↓

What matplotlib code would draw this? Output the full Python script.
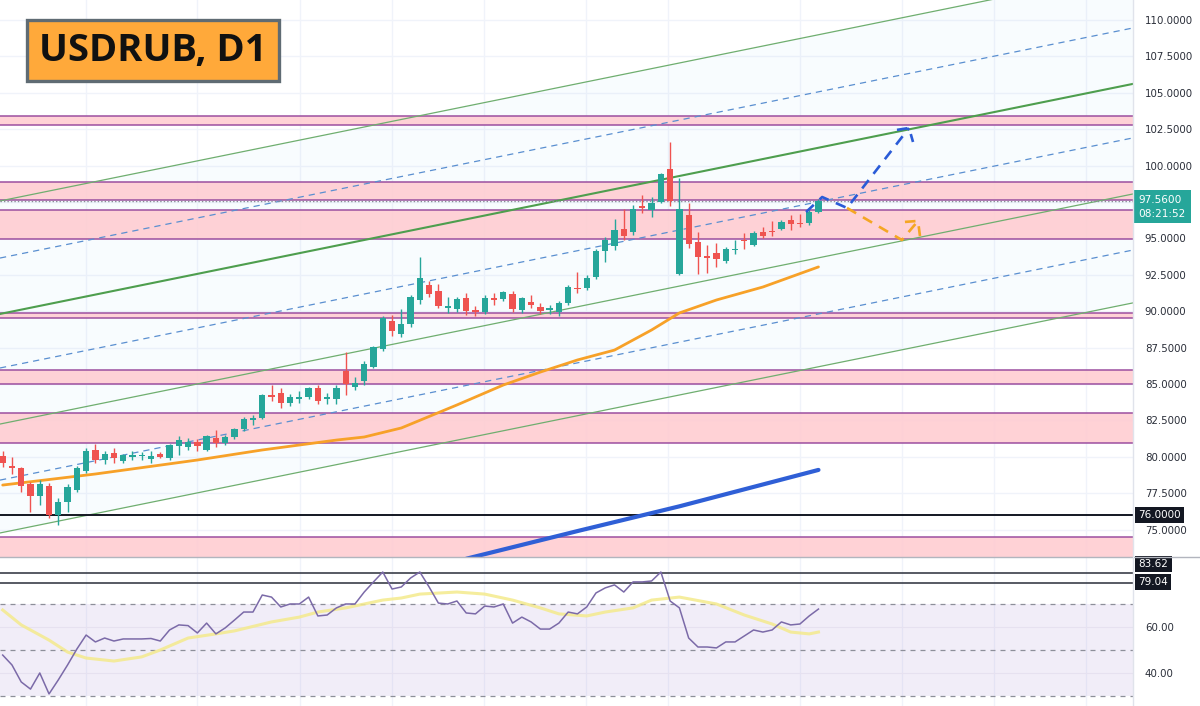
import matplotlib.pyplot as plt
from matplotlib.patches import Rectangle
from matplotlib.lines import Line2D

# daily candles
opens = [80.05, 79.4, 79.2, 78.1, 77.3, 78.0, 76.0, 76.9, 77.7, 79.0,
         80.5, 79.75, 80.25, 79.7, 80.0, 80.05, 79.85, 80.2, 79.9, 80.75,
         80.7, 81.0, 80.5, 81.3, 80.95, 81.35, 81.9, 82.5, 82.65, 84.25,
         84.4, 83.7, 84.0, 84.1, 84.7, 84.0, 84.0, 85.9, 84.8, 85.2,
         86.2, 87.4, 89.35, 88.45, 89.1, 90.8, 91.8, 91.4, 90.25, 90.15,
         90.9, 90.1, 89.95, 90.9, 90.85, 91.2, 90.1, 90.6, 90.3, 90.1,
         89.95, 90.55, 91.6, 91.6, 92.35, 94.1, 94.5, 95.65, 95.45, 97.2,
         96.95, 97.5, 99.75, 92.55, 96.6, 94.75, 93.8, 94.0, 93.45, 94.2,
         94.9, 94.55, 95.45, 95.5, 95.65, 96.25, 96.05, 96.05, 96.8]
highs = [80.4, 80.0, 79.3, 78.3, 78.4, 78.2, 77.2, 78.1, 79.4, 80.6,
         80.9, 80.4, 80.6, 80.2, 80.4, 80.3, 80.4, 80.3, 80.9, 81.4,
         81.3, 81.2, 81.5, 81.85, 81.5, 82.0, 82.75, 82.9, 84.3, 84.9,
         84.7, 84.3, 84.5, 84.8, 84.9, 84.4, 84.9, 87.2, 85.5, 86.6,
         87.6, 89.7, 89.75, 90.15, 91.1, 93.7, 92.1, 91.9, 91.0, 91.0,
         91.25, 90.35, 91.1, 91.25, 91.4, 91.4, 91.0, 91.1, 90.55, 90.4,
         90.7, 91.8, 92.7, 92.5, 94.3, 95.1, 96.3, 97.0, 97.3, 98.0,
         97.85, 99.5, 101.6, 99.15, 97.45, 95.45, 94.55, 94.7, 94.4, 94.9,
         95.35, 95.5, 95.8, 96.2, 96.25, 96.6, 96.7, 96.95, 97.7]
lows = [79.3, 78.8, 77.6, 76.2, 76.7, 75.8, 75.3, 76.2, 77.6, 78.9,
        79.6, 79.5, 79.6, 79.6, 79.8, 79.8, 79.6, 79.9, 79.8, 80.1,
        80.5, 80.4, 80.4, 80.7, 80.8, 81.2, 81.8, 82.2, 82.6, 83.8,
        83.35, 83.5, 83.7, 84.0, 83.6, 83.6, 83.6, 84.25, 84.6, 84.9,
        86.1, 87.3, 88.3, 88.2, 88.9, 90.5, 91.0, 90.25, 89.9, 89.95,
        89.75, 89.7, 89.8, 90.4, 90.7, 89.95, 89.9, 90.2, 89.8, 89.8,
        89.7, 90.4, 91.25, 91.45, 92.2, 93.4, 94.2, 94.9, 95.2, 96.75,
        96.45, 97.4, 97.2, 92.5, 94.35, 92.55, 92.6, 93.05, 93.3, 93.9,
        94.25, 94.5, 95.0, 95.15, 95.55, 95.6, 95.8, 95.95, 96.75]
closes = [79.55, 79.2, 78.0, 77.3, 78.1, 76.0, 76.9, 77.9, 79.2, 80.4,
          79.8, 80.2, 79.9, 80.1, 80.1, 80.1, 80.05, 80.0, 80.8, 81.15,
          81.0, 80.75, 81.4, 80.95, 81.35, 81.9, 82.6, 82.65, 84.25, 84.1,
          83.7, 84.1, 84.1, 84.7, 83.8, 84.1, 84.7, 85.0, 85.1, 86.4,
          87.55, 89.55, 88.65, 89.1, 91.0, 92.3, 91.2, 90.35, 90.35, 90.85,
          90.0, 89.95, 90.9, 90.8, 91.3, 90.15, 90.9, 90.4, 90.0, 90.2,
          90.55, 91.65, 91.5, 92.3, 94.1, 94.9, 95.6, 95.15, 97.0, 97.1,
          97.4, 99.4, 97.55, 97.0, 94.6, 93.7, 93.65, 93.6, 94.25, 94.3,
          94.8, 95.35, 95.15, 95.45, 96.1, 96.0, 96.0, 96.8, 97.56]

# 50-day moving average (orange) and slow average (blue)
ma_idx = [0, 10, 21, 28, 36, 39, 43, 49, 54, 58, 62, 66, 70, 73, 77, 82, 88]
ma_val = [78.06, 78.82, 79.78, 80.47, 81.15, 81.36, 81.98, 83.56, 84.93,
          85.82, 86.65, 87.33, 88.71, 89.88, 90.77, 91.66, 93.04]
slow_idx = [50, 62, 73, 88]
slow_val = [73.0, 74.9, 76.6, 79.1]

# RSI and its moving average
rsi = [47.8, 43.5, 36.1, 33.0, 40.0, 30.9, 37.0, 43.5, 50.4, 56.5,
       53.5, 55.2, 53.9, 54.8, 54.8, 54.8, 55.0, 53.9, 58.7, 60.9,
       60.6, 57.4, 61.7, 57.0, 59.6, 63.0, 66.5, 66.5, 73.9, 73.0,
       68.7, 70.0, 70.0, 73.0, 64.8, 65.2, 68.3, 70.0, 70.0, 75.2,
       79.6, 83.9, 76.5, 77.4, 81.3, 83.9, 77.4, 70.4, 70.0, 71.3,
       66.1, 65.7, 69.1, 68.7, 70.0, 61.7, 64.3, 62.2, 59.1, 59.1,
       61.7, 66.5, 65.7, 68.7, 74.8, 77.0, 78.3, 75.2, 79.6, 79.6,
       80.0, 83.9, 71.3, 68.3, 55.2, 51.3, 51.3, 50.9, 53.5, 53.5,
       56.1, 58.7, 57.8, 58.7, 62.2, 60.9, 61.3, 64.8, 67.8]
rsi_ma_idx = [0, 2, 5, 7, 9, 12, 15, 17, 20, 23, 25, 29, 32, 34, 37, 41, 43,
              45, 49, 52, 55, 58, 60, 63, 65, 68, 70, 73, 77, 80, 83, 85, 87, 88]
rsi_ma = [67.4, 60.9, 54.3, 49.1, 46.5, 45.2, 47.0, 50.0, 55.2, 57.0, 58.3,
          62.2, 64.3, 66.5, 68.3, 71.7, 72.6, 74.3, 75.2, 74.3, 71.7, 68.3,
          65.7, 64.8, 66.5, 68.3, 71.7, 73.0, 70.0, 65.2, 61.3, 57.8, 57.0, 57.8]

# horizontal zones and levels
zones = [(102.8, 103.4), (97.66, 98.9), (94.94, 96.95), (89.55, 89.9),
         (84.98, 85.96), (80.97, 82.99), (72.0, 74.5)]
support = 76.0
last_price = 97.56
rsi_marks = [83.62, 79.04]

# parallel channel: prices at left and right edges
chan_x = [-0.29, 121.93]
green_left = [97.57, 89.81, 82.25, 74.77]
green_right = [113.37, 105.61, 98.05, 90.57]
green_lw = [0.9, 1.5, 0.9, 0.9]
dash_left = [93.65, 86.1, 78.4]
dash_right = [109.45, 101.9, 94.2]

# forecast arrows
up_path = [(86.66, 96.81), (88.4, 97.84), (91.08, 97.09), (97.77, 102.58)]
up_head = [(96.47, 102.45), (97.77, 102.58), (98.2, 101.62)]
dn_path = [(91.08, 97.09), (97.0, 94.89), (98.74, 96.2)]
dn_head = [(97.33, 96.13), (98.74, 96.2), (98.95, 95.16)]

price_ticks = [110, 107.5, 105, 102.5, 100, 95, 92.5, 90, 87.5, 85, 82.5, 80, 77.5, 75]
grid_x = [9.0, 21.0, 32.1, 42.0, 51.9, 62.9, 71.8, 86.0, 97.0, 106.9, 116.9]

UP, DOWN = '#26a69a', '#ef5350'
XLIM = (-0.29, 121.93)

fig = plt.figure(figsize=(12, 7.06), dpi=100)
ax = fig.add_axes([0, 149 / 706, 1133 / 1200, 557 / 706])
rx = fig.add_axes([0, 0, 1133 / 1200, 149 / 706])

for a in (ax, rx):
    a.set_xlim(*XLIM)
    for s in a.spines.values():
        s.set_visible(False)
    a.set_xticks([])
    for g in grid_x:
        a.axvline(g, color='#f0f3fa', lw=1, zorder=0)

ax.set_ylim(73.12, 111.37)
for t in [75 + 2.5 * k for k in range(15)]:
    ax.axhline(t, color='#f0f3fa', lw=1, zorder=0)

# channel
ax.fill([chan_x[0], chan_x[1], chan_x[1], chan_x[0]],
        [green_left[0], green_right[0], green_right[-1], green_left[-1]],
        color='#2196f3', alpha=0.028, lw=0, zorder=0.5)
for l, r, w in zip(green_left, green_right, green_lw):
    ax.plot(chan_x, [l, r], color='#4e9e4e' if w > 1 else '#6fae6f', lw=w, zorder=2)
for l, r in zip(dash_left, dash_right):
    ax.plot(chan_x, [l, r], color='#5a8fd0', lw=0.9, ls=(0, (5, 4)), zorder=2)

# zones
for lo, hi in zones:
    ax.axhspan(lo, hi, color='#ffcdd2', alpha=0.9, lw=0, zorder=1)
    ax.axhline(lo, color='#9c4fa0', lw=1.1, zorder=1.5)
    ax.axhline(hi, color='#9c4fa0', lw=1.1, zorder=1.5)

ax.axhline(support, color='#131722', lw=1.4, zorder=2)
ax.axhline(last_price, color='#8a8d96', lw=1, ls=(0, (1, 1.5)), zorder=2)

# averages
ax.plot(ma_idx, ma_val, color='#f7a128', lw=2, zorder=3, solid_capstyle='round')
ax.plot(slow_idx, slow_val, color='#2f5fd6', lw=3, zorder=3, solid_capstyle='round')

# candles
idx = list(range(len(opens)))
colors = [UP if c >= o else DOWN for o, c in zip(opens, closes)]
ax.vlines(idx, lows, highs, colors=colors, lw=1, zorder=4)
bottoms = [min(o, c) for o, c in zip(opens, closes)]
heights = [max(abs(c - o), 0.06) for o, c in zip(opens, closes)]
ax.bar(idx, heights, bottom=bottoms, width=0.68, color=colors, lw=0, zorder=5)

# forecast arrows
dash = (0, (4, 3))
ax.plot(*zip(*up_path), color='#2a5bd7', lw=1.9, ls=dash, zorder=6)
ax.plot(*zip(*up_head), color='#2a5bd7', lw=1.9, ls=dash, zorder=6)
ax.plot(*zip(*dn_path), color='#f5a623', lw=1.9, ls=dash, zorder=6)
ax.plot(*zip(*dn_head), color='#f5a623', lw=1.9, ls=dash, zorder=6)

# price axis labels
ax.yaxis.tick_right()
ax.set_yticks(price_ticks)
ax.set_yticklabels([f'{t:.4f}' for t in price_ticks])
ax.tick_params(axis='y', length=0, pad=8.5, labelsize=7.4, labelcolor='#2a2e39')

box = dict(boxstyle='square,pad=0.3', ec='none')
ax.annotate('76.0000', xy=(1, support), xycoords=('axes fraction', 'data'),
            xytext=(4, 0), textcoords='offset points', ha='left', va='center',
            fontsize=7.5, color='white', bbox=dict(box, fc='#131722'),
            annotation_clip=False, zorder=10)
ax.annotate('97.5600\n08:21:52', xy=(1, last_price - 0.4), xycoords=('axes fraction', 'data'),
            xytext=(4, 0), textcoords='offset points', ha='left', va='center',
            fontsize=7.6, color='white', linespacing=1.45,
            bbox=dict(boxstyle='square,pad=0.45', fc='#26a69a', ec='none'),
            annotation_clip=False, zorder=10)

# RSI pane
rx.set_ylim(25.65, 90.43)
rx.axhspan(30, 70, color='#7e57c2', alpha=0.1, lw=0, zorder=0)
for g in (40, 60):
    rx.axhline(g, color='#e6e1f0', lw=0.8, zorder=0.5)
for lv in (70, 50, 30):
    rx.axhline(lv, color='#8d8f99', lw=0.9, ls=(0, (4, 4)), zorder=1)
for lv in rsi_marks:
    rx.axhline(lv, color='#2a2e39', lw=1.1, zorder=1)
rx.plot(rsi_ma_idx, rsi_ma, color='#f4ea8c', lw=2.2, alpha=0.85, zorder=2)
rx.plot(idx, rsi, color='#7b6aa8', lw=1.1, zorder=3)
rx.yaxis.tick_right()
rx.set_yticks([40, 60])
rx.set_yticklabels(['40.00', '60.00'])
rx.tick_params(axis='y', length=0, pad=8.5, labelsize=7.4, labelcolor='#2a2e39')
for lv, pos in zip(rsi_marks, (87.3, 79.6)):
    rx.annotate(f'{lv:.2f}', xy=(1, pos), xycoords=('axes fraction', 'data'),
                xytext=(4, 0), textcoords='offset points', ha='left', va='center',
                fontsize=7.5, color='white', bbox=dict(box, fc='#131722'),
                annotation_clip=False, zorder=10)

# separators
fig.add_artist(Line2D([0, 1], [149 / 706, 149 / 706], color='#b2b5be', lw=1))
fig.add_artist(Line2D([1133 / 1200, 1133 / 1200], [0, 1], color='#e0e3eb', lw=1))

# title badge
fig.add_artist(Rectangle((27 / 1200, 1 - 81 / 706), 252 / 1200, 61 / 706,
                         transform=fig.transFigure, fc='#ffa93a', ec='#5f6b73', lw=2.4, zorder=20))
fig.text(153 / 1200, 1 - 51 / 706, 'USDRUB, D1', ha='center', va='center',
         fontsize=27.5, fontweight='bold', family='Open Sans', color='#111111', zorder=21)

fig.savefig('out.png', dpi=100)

↑

**Exercise instructions:** From the data above, copy out every line with the string "matplotlib" in it.

**Expected answer:**
What matplotlib code would draw this? Output the full Python script.
import matplotlib.pyplot as plt
from matplotlib.patches import Rectangle
from matplotlib.lines import Line2D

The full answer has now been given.